> _Exercise_: Could you repeat, exactly as they stand, the lines between the one with "Reproduce this chart with Apache ECharts." and the one with "var unitLabel = 'Millioner kroner';", inclusive, minus the pictures?

Charts and diagrams as code:
****
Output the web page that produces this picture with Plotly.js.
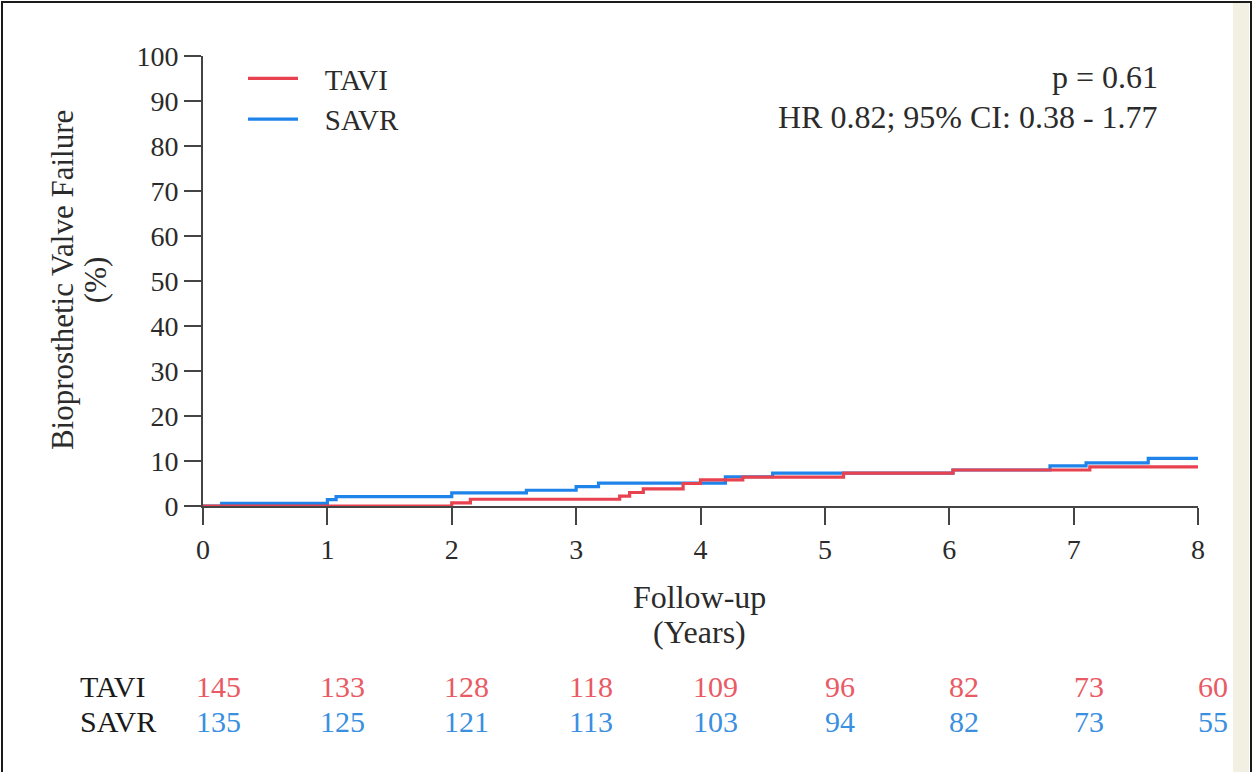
<!DOCTYPE html>
<html>
<head>
<meta charset="utf-8">
<script src="https://cdn.plot.ly/plotly-3.0.1.min.js"></script>
<style>
  html, body { margin: 0; padding: 0; background: #ffffff; }
  #wrap { position: relative; width: 1253px; height: 772px; overflow: hidden; }
  #chart { position: absolute; left: 0; top: 0; width: 1253px; height: 772px; }
  #strip { position: absolute; left: 1233px; top: 3px; width: 16px; height: 772px; background: #f1f0e2; pointer-events: none; }
  #frame { position: absolute; left: 1px; top: 1px; width: 1247px; height: 790px; border: 2px solid #1a1a1a; pointer-events: none; }
</style>
</head>
<body>
<div id="wrap">
  <div id="strip"></div>
  <div id="chart"></div>
  <div id="frame"></div>
</div>
<script>
// Kaplan-Meier step data (years, cumulative %)
const taviTime  = [0, 2.00, 2.15, 3.35, 3.43, 3.54, 3.86, 4.00, 4.34, 5.15, 6.03, 7.13, 8.00];
const taviValue = [0, 0.7,  1.5,  2.2,  3.0,  3.8,  5.0,  5.8,  6.4,  7.3,  8.0,  8.7,  8.7];

const savrTime  = [0, 0.15, 1.00, 1.07, 2.00, 2.60, 3.00, 3.18, 4.20, 4.58, 6.03, 6.81, 7.10, 7.60, 8.00];
const savrValue = [0, 0.6,  1.4,  2.1,  2.9,  3.5,  4.3,  5.1,  6.5,  7.3,  8.0,  8.9,  9.6,  10.6, 10.6];

// Numbers at risk
const riskTimes = [0, 1, 2, 3, 4, 5, 6, 7, 8];
const taviRisk  = [145, 133, 128, 118, 109, 96, 82, 73, 60];
const savrRisk  = [135, 125, 121, 113, 103, 94, 82, 73, 55];

const yTicks = [0, 10, 20, 30, 40, 50, 60, 70, 80, 90, 100];

const RED = '#e8414f';
const BLUE = '#1f84ea';
const RED_T = '#e95a64';
const BLUE_T = '#3b8fe0';
const FONT = 'Liberation Serif, Times New Roman, serif';
const TXT = '#2b2b2b';
const NB = '\u00a0\u00a0\u00a0';

const traces = [
  { x: savrTime, y: savrValue, name: NB + 'SAVR', type: 'scatter', mode: 'lines',
    line: { color: BLUE, width: 3.2, shape: 'hv' }, cliponaxis: false },
  { x: taviTime, y: taviValue, name: NB + 'TAVI', type: 'scatter', mode: 'lines',
    line: { color: RED, width: 3.2, shape: 'hv' }, cliponaxis: false }
];

function note(x, y, text, opts) {
  return Object.assign({ xref: 'paper', yref: 'paper', x: x, y: y, text: text, showarrow: false,
    xanchor: 'center', yanchor: 'middle' }, opts);
}

const annotations = [
  note(0.9618, 0.9533, 'p = 0.61', { xanchor: 'right', font: { family: FONT, size: 32, color: TXT } }),
  note(0.9618, 0.8644, 'HR 0.82; 95% CI: 0.38 - 1.77', { xanchor: 'right', font: { family: FONT, size: 32, color: TXT } }),
  note(-0.1417, 0.502, 'Bioprosthetic Valve Failure', { textangle: -90, font: { family: FONT, size: 31, color: TXT } }),
  note(-0.1085, 0.502, '(%)', { textangle: -90, font: { family: FONT, size: 31, color: TXT } }),
  note(0.4985, -0.2022, 'Follow-up', { font: { family: FONT, size: 32, color: TXT } }),
  note(0.4985, -0.28, '(Years)', { font: { family: FONT, size: 32, color: TXT } }),
  note(-0.1256, -0.40, 'TAVI', { xanchor: 'left', font: { family: FONT, size: 30, color: '#1a1a1a' } }),
  note(-0.1256, -0.478, 'SAVR', { xanchor: 'left', font: { family: FONT, size: 30, color: '#1a1a1a' } })
];
riskTimes.forEach((t, i) => {
  annotations.push({ xref: 'x', yref: 'paper', x: t, y: -0.40, xshift: 15, yanchor: 'middle',
    text: String(taviRisk[i]), showarrow: false, font: { family: FONT, size: 30, color: RED_T } });
  annotations.push({ xref: 'x', yref: 'paper', x: t, y: -0.478, xshift: 15, yanchor: 'middle',
    text: String(savrRisk[i]), showarrow: false, font: { family: FONT, size: 30, color: BLUE_T } });
});

const layout = {
  width: 1253, height: 772,
  margin: { l: 203, r: 55, t: 56, b: 266 },
  paper_bgcolor: 'rgba(0,0,0,0)', plot_bgcolor: 'rgba(0,0,0,0)',
  font: { family: FONT, size: 28, color: TXT },
  showlegend: true,
  legend: { x: 0.0402, y: 1.0067, xanchor: 'left', yanchor: 'top', traceorder: 'reversed',
    bgcolor: 'rgba(0,0,0,0)', font: { family: FONT, size: 29, color: TXT },
    itemwidth: 50, tracegroupgap: 0 },
  xaxis: {
    range: [0, 8], tickvals: riskTimes, ticktext: riskTimes.map(String),
    showgrid: false, zeroline: false, showline: true, linecolor: '#444', linewidth: 2,
    ticks: 'outside', ticklen: 17, tickwidth: 2, tickcolor: '#444',
    tickfont: { family: FONT, size: 28, color: TXT }
  },
  yaxis: {
    range: [0, 100], tickvals: yTicks, ticktext: yTicks.map(String),
    showgrid: false, zeroline: false, showline: true, linecolor: '#444', linewidth: 2,
    ticks: 'outside', ticklen: 17, tickwidth: 2, tickcolor: '#444',
    tickfont: { family: FONT, size: 28, color: TXT }
  },
  annotations: annotations
};

Plotly.newPlot('chart', traces, layout, { displayModeBar: false, staticPlot: true });
</script>
</body>
</html>
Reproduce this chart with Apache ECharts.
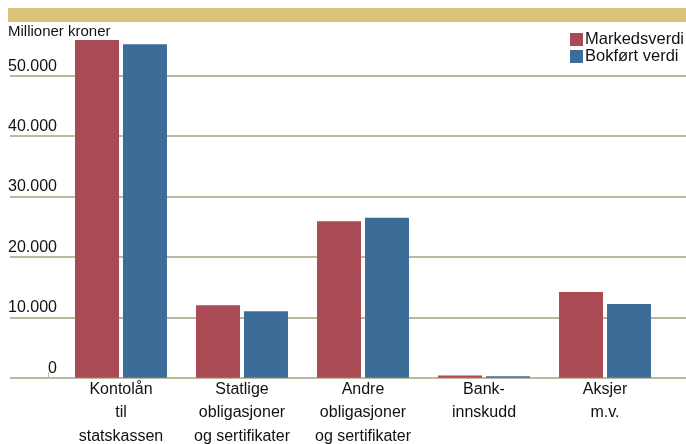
<!DOCTYPE html>
<html>
<head>
<meta charset="utf-8">
<script src="https://cdn.jsdelivr.net/npm/echarts@6/dist/echarts.min.js"></script>
<style>html,body{margin:0;padding:0;background:#fff}#c{width:686px;height:444px}</style>
</head>
<body>
<div id="c"></div>
<script>
var categories = ['Kontolån\ntil\nstatskassen', 'Statlige\nobligasjoner\nog sertifikater', 'Andre\nobligasjoner\nog sertifikater', 'Bank-\ninnskudd', 'Aksjer\nm.v.'];
var markedsverdi = [55900, 12000, 25900, 350, 14200];
var bokfortVerdi = [55200, 11000, 26500, 250, 12200];
var seriesNames = ['Markedsverdi', 'Bokført verdi'];
var yTicks = { min: 0, max: 50000, interval: 10000 };
var unitLabel = 'Millioner kroner';

// pick the narrowest installed sans font
var ctx = document.createElement('canvas').getContext('2d');
function w(font, size, txt) { ctx.font = size + 'px ' + font; return ctx.measureText(txt).width; }
var cands = ['Liberation Sans Narrow', 'DejaVu Sans Condensed', 'Roboto', 'Liberation Sans', 'Lato', 'Open Sans'];
var FONTNAME = 'Liberation Sans', best = 1e9;
cands.forEach(function (f) {
  var a = w('"' + f + '", monospace', 18, 'og sertifikater'), b = w('"' + f + '", serif', 18, 'og sertifikater');
  if (Math.abs(a - b) < 0.01 && a < best) { best = a; FONTNAME = f; }
});
var FONT = '"' + FONTNAME + '", sans-serif';
var xSize = 16, ySize = 16, unitSize = 15, legSize = 16.5;

var RED = '#a94a55', BLUE = '#3b6d98', GRID = '#bdb9a0';
var chart = echarts.init(document.getElementById('c'), null, { renderer: 'canvas' });
var TOP = 75.7, BOTTOM = 444 - 377.7;

chart.setOption({
  animation: false,
  textStyle: { fontFamily: FONT, color: '#111' },
  graphic: [
    { type: 'rect', shape: { x: 8, y: 8, width: 678, height: 14 }, style: { fill: '#dbc27a' }, silent: true },
    { type: 'text', left: 8, top: 24.5, style: { text: unitLabel, font: unitSize + 'px ' + FONT, fill: '#111' } },
    { type: 'line', shape: { x1: 48.5, y1: 372, x2: 48.5, y2: 377 }, style: { stroke: GRID, lineWidth: 1 }, silent: true }
  ],
  legend: {
    orient: 'vertical', left: 565, top: 26, itemWidth: 13, itemHeight: 13, itemGap: 0,
    icon: 'rect', data: seriesNames,
    textStyle: { fontFamily: FONT, fontSize: legSize, lineHeight: 16.3, color: '#111', padding: [0, 0, 0, -3] }
  },
  grid: [
    { left: 10, right: 0, top: TOP, bottom: BOTTOM, outerBoundsMode: 'none', containLabel: false },
    { left: 60.5, width: 605, top: TOP, bottom: BOTTOM, outerBoundsMode: 'none', containLabel: false }
  ],
  xAxis: [
    { gridIndex: 0, type: 'value', show: false, min: 0, max: 1 },
    { gridIndex: 1, type: 'category', data: categories,
      axisLine: { show: false }, axisTick: { show: false },
      axisLabel: { interval: 0, margin: 0, fontFamily: FONT, fontSize: xSize, lineHeight: 23.5, color: '#111' } }
  ],
  yAxis: [
    { gridIndex: 0, type: 'value', min: yTicks.min, max: yTicks.max, interval: yTicks.interval,
      axisLine: { show: false }, axisTick: { show: false },
      splitLine: { show: true, lineStyle: { color: GRID, width: 2 } },
      axisLabel: { inside: true, margin: 47, align: 'right', verticalAlign: 'bottom', fontFamily: FONT, fontSize: ySize, color: '#111', padding: [0, 0, 1.5, 0],
        formatter: function (v) { return v === 0 ? '0' : (v / 1000) + '.000'; } } },
    { gridIndex: 1, type: 'value', min: yTicks.min, max: yTicks.max, interval: yTicks.interval, show: false }
  ],
  series: [
    { name: seriesNames[0], type: 'bar', xAxisIndex: 1, yAxisIndex: 1, data: markedsverdi, barWidth: 44, barGap: '9%', clip: false, itemStyle: { color: RED } },
    { name: seriesNames[1], type: 'bar', xAxisIndex: 1, yAxisIndex: 1, data: bokfortVerdi, barWidth: 44, barGap: '9%', clip: false, itemStyle: { color: BLUE } }
  ]
});
</script>
</body>
</html>
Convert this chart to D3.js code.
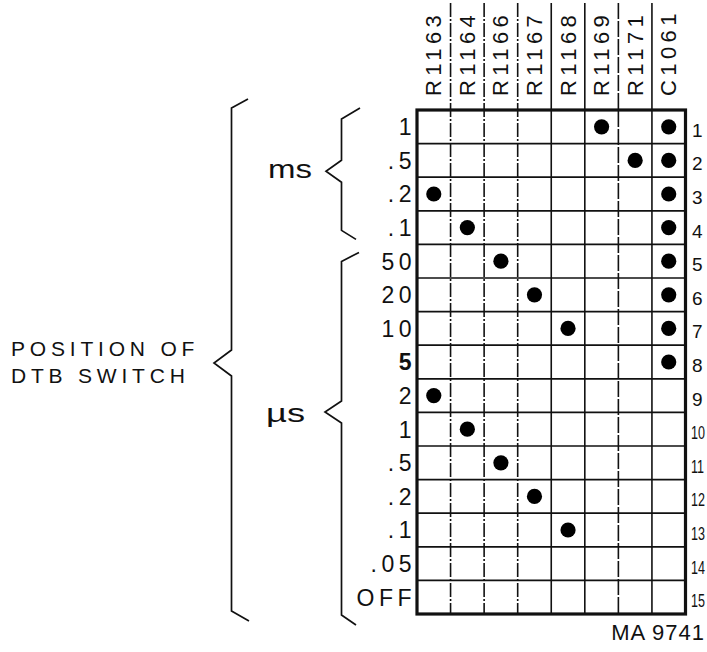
<!DOCTYPE html>
<html>
<head>
<meta charset="utf-8">
<script src="https://cdn.jsdelivr.net/npm/d3@7/dist/d3.min.js"></script>
<style>
  html, body { margin: 0; padding: 0; background: #fff; }
  svg { display: block; }
  text { font-family: "Liberation Sans", Arial, sans-serif; fill: #111; }
</style>
</head>
<body>
<svg id="chart" width="707" height="652"></svg>
<script>
// ---- data ----
const columns = ["R1163", "R1164", "R1166", "R1167", "R1168", "R1169", "R1171", "C1061"];
const rowNumbers = [1, 2, 3, 4, 5, 6, 7, 8, 9, 10, 11, 12, 13, 14, 15];
const rowLabels = ["1", ".5", ".2", ".1", "50", "20", "10", "5", "2", "1", ".5", ".2", ".1", ".05", "OFF"];
const rowUnits = ["ms", "ms", "ms", "ms", "µs", "µs", "µs", "µs", "µs", "µs", "µs", "µs", "µs", "µs", "µs"];
const connections = [
  ["R1169", "C1061"],
  ["R1171", "C1061"],
  ["R1163", "C1061"],
  ["R1164", "C1061"],
  ["R1166", "C1061"],
  ["R1167", "C1061"],
  ["R1168", "C1061"],
  ["C1061"],
  ["R1163"],
  ["R1164"],
  ["R1166"],
  ["R1167"],
  ["R1168"],
  [],
  []
];
const groupLabels = ["ms", "µs"];
const titleLines = ["POSITION OF", "DTB SWITCH"];
const figureId = "MA 9741";

// ---- layout ----
const svg = d3.select("#chart");
const x = d3.scaleBand().domain(columns).range([417, 685.5]);
const y = d3.scaleBand().domain(rowNumbers).range([110, 614]);
const bw = x.bandwidth(), bh = y.bandwidth();

// horizontal inner lines
svg.append("g").selectAll("line").data(rowNumbers.slice(1)).join("line")
  .attr("x1", x.range()[0]).attr("x2", x.range()[1])
  .attr("y1", d => y(d)).attr("y2", d => y(d))
  .attr("stroke", "#111").attr("stroke-width", 1.7);

// vertical column separators (extend up into header)
const sepStyle = ["14,2,2,2", "14,2,2,2", "14,2,2,2", null, null, "16,2", null];
svg.append("g").selectAll("line").data(columns.slice(1)).join("line")
  .attr("x1", d => x(d)).attr("x2", d => x(d))
  .attr("y1", 3).attr("y2", y.range()[1])
  .attr("stroke", "#111").attr("stroke-width", 1.6)
  .attr("stroke-dasharray", (d, i) => sepStyle[i]);

// outer border
svg.append("rect")
  .attr("x", x.range()[0]).attr("y", y.range()[0])
  .attr("width", x.range()[1] - x.range()[0])
  .attr("height", y.range()[1] - y.range()[0])
  .attr("fill", "none").attr("stroke", "#111").attr("stroke-width", 3.2);

// column headers (rotated)
svg.append("g").selectAll("text").data(columns).join("text")
  .attr("transform", d => `translate(${x(d) + bw / 2 + 7.5},96) rotate(-90)`)
  .attr("font-size", 22).attr("letter-spacing", 4.4)
  .text(d => d);

// dots
const dots = [];
connections.forEach((cols, i) => cols.forEach(c => dots.push({ row: rowNumbers[i], col: c })));
svg.append("g").selectAll("circle").data(dots).join("circle")
  .attr("cx", d => x(d.col) + bw / 2)
  .attr("cy", d => y(d.row) + bh / 2)
  .attr("r", 7.6).attr("fill", "#000");

// row labels (left)
svg.append("g").selectAll("text").data(rowNumbers).join("text")
  .attr("x", 416).attr("y", d => y(d) + bh / 2 + 8.3)
  .attr("text-anchor", "end")
  .attr("font-size", 23).attr("letter-spacing", 4.5)
  .attr("font-weight", (d, i) => rowLabels[i] === "5" ? "bold" : null)
  .text((d, i) => rowLabels[i]);

// row numbers (right) — two-digit numbers condensed so they fit the edge
svg.append("g").selectAll("text").data(rowNumbers).join("text")
  .attr("transform", d => String(d).length > 1
    ? `translate(691,${y(d) + bh / 2 + 10}) scale(0.66,1)`
    : `translate(692,${y(d) + bh / 2 + 10})`)
  .attr("font-size", 19)
  .text(d => d);

// braces
function brace(xv, xTip, yHookEnd, yTop, yJ1, yTip, yJ2, yBot, yHookEnd2, hx1, hx2) {
  return `M${hx1},${yHookEnd} L${xv},${yTop} L${xv},${yJ1} L${xTip},${yTip} L${xv},${yJ2} L${xv},${yBot} L${hx2},${yHookEnd2}`;
}
const msRows = rowNumbers.filter((d, i) => rowUnits[i] === "ms");
const usRows = rowNumbers.filter((d, i) => rowUnits[i] === "µs");
const msTop = y(msRows[0]), msBot = y(msRows[msRows.length - 1]) + bh;
const usTop = y(usRows[0]), usBot = y(usRows[usRows.length - 1]) + bh;
const msMid = (msTop + msBot) / 2 - 6;
const usMid = 412;
const allMid = 363;

const braceG = svg.append("g").attr("fill", "none").attr("stroke", "#111")
  .attr("stroke-width", 1.7).attr("stroke-linejoin", "miter");
braceG.append("path").attr("d",
  brace(341.5, 326, msTop - 2, msTop + 9, msMid - 11, msMid, msMid + 11, msBot - 14, msBot - 5, 360, 356));
braceG.append("path").attr("d",
  brace(341.5, 325, usTop + 8, usTop + 17, usMid - 11, usMid, usMid + 11, usBot + 1, usBot + 11, 359, 356));
braceG.append("path").attr("d",
  brace(231.5, 214, y.range()[0] - 11, y.range()[0] - 2, allMid - 13, allMid, allMid + 13, y.range()[1] - 3, y.range()[1] + 7, 248, 249));

// group labels
svg.append("text").attr("x", 268).attr("y", msMid + 7)
  .attr("font-size", 25).attr("textLength", 44).attr("lengthAdjust", "spacingAndGlyphs")
  .text(groupLabels[0]);
svg.append("text").attr("x", 266).attr("y", usMid + 10)
  .attr("font-size", 25).attr("textLength", 39).attr("lengthAdjust", "spacingAndGlyphs")
  .text(groupLabels[1]);

// title
svg.append("g").selectAll("text").data(titleLines).join("text")
  .attr("x", 11).attr("y", (d, i) => 355.5 + i * 27)
  .attr("font-size", 21).attr("letter-spacing", 4.8)
  .text(d => d);

// figure id
svg.append("text").attr("x", 705).attr("y", 640)
  .attr("text-anchor", "end").attr("font-size", 22).attr("letter-spacing", 1)
  .text(figureId);
</script>
</body>
</html>
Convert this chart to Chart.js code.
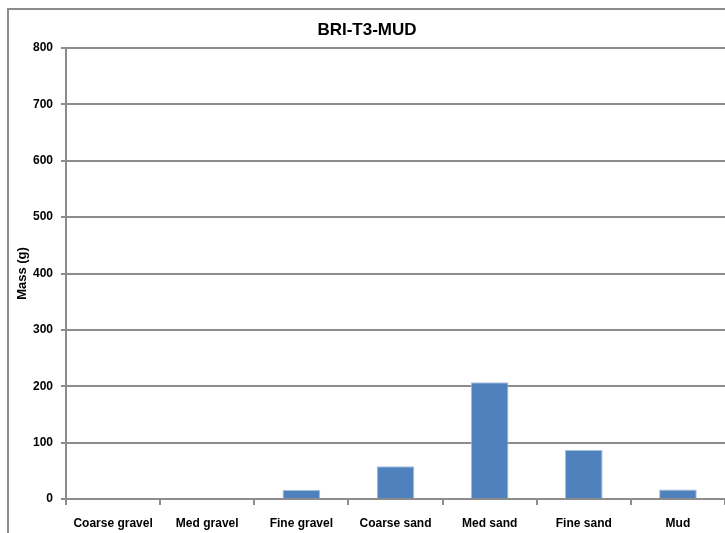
<!DOCTYPE html>
<html>
<head>
<meta charset="utf-8">
<script src="https://cdn.jsdelivr.net/npm/chart.js@4.4.1/dist/chart.umd.min.js"></script>
<style>
  html, body { margin: 0; padding: 0; background: #fff; overflow: hidden; width: 725px; height: 533px; }
  #wrap { position: absolute; left: 7px; top: 8px; width: 730px; height: 540px; border: 2px solid #8c8c8c; background: #fff; }
  #c { display: block; }
</style>
</head>
<body>
<div id="wrap"><canvas id="c" width="730" height="540" style="width:730px;height:540px"></canvas></div>
<script>
const chartTitle = "BRI-T3-MUD";
const categories = ["Coarse gravel", "Med gravel", "Fine gravel", "Coarse sand", "Med sand", "Fine sand", "Mud"];
const massValues = [0, 0, 16, 58, 207, 87, 17];
const yAxisLabel = "Mass (g)";
const yMin = 0, yMax = 800, yStep = 100;

const FONT = "'Liberation Sans', Arial, sans-serif";
const GRID = "#8c8c8c";
const TXT = "#000";

new Chart(document.getElementById('c'), {
  type: 'bar',
  data: {
    labels: categories,
    datasets: [{
      label: 'Mass',
      data: massValues,
      backgroundColor: '#4f81bd',
      borderColor: '#a7bfde',
      borderWidth: 1,
      categoryPercentage: 1.0,
      barPercentage: 0.4
    }]
  },
  options: {
    responsive: false,
    animation: false,
    devicePixelRatio: 1,
    layout: { padding: { left: 0, right: 14, top: 0, bottom: 0 } },
    plugins: {
      legend: { display: false },
      tooltip: { enabled: false },
      title: {
        display: true,
        text: chartTitle,
        color: TXT,
        font: { family: FONT, size: 17, weight: 'bold' },
        padding: { top: 10, bottom: 7.6 }
      }
    },
    scales: {
      x: {
        afterFit: s => { s.height = 540 - 489; },
        grid: { display: true, drawOnChartArea: false, drawTicks: true, tickLength: 6, color: GRID, lineWidth: 2, offset: true },
        border: { display: true, color: GRID, width: 2 },
        ticks: { color: TXT, font: { family: FONT, size: 12, weight: 'bold' }, padding: 11, maxRotation: 0, autoSkip: false }
      },
      y: {
        min: yMin, max: yMax,
        afterFit: s => { s.width = 57; },
        grid: { color: GRID, lineWidth: 2, drawTicks: true, tickLength: 5, tickColor: GRID },
        border: { display: true, color: GRID, width: 2 },
        ticks: { stepSize: yStep, color: TXT, font: { family: FONT, size: 12, weight: 'bold' }, padding: 8 },
        title: { display: true, text: yAxisLabel, color: TXT, font: { family: FONT, size: 13, weight: 'bold' }, padding: { top: 6, bottom: 0 } }
      }
    }
  }
});
</script>
</body>
</html>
****
> _Answer for the task_:
Reproduce this chart with Apache ECharts.
<!DOCTYPE html>
<html>
<head>
<meta charset="utf-8">
<script src="https://cdn.jsdelivr.net/npm/echarts@6/dist/echarts.min.js"></script>
<style>html,body{margin:0;padding:0;background:#fff}#c{width:686px;height:444px}</style>
</head>
<body>
<div id="c"></div>
<script>
var categories = ['Kontolån\ntil\nstatskassen', 'Statlige\nobligasjoner\nog sertifikater', 'Andre\nobligasjoner\nog sertifikater', 'Bank-\ninnskudd', 'Aksjer\nm.v.'];
var markedsverdi = [55900, 12000, 25900, 350, 14200];
var bokfortVerdi = [55200, 11000, 26500, 250, 12200];
var seriesNames = ['Markedsverdi', 'Bokført verdi'];
var yTicks = { min: 0, max: 50000, interval: 10000 };
var unitLabel = 'Millioner kroner';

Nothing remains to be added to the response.